● Supplied entries
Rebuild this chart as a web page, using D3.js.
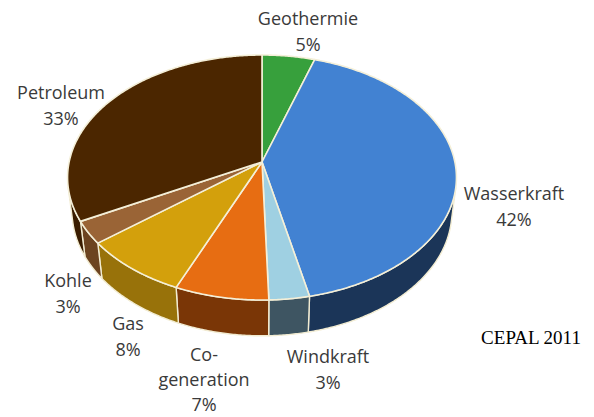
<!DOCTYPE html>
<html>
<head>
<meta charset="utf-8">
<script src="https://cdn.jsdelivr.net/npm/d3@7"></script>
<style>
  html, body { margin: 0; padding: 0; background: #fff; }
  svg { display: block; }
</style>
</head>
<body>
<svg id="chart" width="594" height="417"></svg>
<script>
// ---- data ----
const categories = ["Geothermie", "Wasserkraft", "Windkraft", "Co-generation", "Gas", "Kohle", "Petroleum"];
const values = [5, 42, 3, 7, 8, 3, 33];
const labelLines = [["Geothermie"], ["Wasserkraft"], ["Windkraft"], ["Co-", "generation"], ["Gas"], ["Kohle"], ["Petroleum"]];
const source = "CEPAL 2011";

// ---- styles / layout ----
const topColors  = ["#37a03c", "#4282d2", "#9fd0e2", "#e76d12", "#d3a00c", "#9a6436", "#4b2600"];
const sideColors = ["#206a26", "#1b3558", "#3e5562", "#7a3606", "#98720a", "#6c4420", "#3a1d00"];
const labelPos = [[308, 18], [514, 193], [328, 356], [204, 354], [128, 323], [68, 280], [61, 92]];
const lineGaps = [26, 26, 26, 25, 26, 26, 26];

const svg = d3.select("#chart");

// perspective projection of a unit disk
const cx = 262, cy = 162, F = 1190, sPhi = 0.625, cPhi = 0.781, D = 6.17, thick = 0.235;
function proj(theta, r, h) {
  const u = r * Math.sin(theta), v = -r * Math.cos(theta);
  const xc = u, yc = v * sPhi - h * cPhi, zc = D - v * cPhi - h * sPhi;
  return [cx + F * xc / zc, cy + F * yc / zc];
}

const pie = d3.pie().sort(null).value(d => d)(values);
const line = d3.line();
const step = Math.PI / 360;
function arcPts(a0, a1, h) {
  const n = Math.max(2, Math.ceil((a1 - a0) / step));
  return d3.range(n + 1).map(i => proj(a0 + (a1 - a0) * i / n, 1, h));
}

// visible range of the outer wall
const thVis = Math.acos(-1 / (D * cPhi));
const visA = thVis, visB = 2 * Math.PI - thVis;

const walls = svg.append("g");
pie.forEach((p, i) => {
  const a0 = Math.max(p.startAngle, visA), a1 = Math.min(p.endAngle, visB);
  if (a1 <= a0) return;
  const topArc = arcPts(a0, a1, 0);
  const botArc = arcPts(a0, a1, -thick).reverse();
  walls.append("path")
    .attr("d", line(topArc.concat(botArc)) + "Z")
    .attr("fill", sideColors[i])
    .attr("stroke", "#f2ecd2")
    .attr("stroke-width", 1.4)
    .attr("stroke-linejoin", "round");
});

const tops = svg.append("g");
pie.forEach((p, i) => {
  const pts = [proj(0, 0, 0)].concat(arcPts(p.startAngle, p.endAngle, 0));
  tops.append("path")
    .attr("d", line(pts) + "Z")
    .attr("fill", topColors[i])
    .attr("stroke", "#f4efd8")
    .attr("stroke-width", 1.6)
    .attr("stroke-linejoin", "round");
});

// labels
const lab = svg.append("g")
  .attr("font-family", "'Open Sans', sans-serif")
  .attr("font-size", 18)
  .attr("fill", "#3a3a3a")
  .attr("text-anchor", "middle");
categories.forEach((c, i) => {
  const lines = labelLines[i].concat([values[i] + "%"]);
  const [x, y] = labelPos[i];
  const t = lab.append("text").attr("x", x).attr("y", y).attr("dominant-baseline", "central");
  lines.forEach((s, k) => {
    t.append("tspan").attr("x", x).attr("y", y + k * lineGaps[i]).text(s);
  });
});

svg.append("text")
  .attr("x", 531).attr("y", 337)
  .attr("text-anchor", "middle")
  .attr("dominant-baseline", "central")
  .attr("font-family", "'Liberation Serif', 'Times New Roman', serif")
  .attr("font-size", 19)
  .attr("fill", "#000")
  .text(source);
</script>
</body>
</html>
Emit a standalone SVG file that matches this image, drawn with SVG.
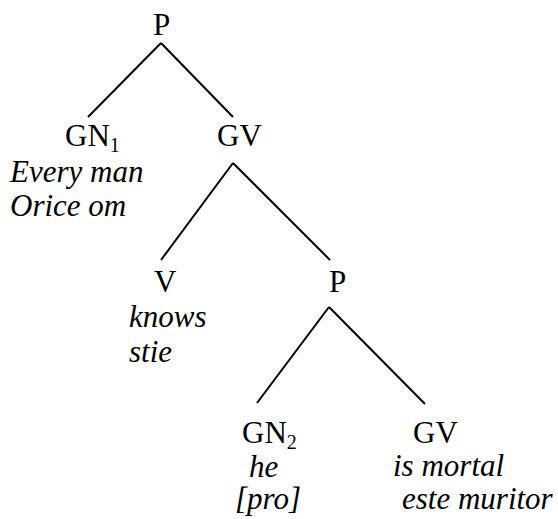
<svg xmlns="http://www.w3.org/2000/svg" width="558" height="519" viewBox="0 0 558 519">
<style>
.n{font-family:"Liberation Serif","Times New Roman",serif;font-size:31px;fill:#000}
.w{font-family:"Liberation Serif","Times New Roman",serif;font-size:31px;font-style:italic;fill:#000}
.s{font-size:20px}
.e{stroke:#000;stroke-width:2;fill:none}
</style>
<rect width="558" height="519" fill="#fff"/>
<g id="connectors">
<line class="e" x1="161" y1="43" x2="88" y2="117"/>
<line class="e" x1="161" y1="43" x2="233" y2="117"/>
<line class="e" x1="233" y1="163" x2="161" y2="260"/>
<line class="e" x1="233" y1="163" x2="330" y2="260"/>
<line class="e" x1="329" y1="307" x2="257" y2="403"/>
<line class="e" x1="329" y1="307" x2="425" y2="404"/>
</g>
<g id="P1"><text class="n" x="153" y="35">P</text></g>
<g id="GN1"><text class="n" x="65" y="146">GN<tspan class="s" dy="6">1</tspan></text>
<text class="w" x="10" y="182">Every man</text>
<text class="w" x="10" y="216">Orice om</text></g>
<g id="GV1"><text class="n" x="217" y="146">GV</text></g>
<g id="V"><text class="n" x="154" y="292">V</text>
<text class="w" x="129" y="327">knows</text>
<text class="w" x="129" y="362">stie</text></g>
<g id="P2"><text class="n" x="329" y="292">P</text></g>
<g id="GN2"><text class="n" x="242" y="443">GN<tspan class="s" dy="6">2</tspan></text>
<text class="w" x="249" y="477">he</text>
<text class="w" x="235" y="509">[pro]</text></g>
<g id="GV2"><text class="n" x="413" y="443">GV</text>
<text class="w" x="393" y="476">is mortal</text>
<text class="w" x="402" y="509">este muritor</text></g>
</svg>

● Task requirements
Using the records above, pull out each line where the word "chart" occurs.

● Completed exercise
Rebuild this chart as a web page, using D3.js.
<svg id="chart" width="594" height="417"></svg>
const svg = d3.select("#chart");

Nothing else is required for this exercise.